Opened early this month by coup leader Senior General Min Aung Hlaing, the more than three-week-old hospital scarcely resembles a medical facility. Two days after its opening, two bombs went off near the entrance. Now, the gate is sealed off. The roofs of the security booths at the entrances are piled high with sandbags, with soldiers bearing arms stationed behind them. Roadblocks zigzag the main road outside the hospital. In short, the area has more the air of a warzone than a place for treating the ill.
For the regime troops sheltering behind the sandbags, the situation they face is a depressing one. When they meet the eyes of passersby, they see hatred in some. For the majority of Myanmar’s people today, following the regime’s slaughter of more than 800 civilians since the coup, soldiers and police are objects of disgust.
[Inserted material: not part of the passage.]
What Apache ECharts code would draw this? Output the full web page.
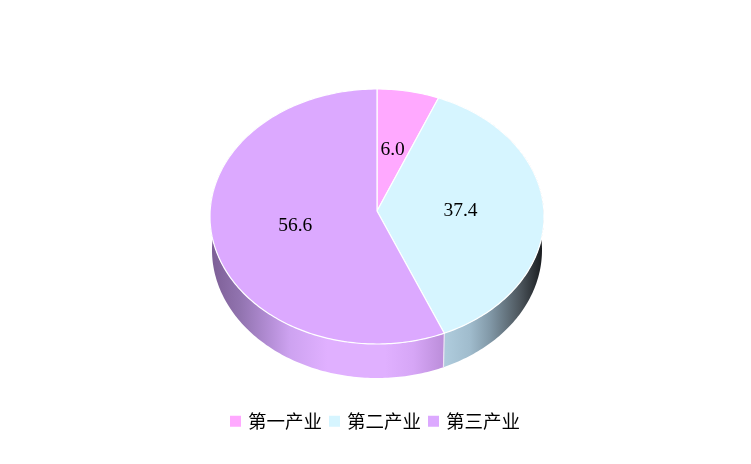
<!DOCTYPE html>
<html><head><meta charset="utf-8">
<style>html,body{margin:0;padding:0;background:#fff}#c{width:751px;height:464px}</style>
<script src="https://cdn.jsdelivr.net/npm/echarts@6/dist/echarts.min.js"></script>
</head><body><div id="c"></div>
<script>
const categories = ['第一产业','第二产业','第三产业'];
const values = [6.0,37.4,56.6];
const labels = ['6.0','37.4','56.6'];
const colors = ['#FFA9FF','#D6F5FF','#DCA9FF'];
const wallStops = [
  [],
  [[0,'#aecbdc'],[0.25,'#a0bccd'],[0.46,'#8299a8'],[0.78,'#4c555c'],[1,'#1c1f22']],
  [[0,'#7d5f96'],[0.1,'#9274b0'],[0.2,'#b48ed6'],[0.27,'#cda2f0'],[0.4,'#e0b0ff'],[0.6,'#e0b0ff'],[0.7,'#d6a6f6'],[0.82,'#b88ad6'],[1,'#9070a8']]
];
const wallRange = [[377,544],[446,541],[212,500]];
const apex = [377,211], topE = {cx:377,cy:216.5,rx:167,ry:127.5}, botE = {cx:377,cy:250,rx:165,ry:128};
const total = values.reduce((a,b)=>a+b,0);
function pt(e,deg){const r=deg*Math.PI/180;return [e.cx+e.rx*Math.sin(r),e.cy-e.ry*Math.cos(r)];}
function arc(e,a,b){const n=Math.max(2,Math.ceil(Math.abs(b-a)));const p=[];for(let i=0;i<=n;i++)p.push(pt(e,a+(b-a)*i/n));return p;}
function render(i){
  return function(params,api){
    const v=api.value(0);
    let before=0;for(let k=0;k<i;k++)before+=values[k];
    const a=before/total*360,b=(before+v)/total*360,m=(a+b)/2;
    const kids=[];
    if(wallStops[i].length){
      const r=wallRange[i];
      const stops=wallStops[i].map(s=>({offset:s[0],color:s[1]}));
      kids.push({type:'polygon',z2:1,shape:{points:arc(topE,a,b).concat(arc(botE,a,b).reverse())},
        style:{fill:new echarts.graphic.LinearGradient(r[0],0,r[1],0,stops,true)}});
    }
    if(i===2){
      const p1=pt(topE,a),p2=pt(botE,a);
      kids.push({type:'line',z2:1.5,shape:{x1:p1[0],y1:p1[1],x2:p2[0],y2:p2[1]},style:{stroke:'#ece4f4',lineWidth:1.2}});
    }
    kids.push({type:'polygon',z2:2,shape:{points:[apex].concat(arc(topE,a,b))},
      style:{fill:colors[i],stroke:'#fff',lineWidth:1.2,lineJoin:'round'}});
    const r=m*Math.PI/180;
    kids.push({type:'text',z2:3,style:{text:labels[i],
      x:apex[0]+topE.rx*0.5*Math.sin(r),y:apex[1]-topE.ry*0.5*Math.cos(r)+1.5,
      align:'center',verticalAlign:'middle',fill:'#000',font:'19.5px "Liberation Serif"'}});
    return {type:'group',children:kids};
  };
}
const chart=echarts.init(document.getElementById('c'),null,{renderer:'canvas'});
chart.setOption({
  animation:false,backgroundColor:'#fff',
  legend:{data:categories,left:225,top:407,itemWidth:11,itemHeight:11,itemGap:7,icon:'rect',selectedMode:false,
    textStyle:{color:'#000',fontSize:18.5,fontFamily:'"Noto Sans CJK SC"',padding:[0,0,0,2]}},
  series:categories.map((n,i)=>({name:n,type:'custom',coordinateSystem:'none',silent:true,
    itemStyle:{color:colors[i]},data:[[values[i]]],renderItem:render(i),clip:false}))
});
</script></body></html>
For a soldier, few things can be more demoralizing than the knowledge that the people hold you in contempt. At the same time, the news outside Yangon is even less encouraging.
In the country’s southeastern Kayah State, a number of police stations have been burned to ashes by anti-regime civilian forces. Over the weekend, resistance fighters killed more than 40 regime troops in guerrilla attacks. The death toll was so significant for the junta it didn’t mention a number when announcing the attack, saying only that “some security forces were killed” and “some disappeared.” In other parts of the country such as Chin State and Sagaing Region, local resistance groups have taken up arms against regime troops, with both sides sustaining casualties.
Unlike in Kayah, Chin and Sagaing, however, no one has claimed responsibility for the deadly attacks in Yangon. The effect is to make the security forces here feel more nervous and unsafe; they are forced to assume that everyone is a potential attacker.
Meanwhile, the sight of fully equipped soldiers and police hiding behind sandbags and cage-like wire fences is a cause of bemusement to locals. When pictures of soldiers crouching behind sandbags went viral on Facebook, people mocked them and called them cowards. Until March, it was young anti-regime protesters who used sandbags, mostly for fear of the security forces’ crackdowns on them. Now, it is the men in uniform who are tasting fear, and the barricades seem essential to them. Under a picture of one of the heavily fortified outposts, one user simply dropped the comment: “Come out, you who dare to die!”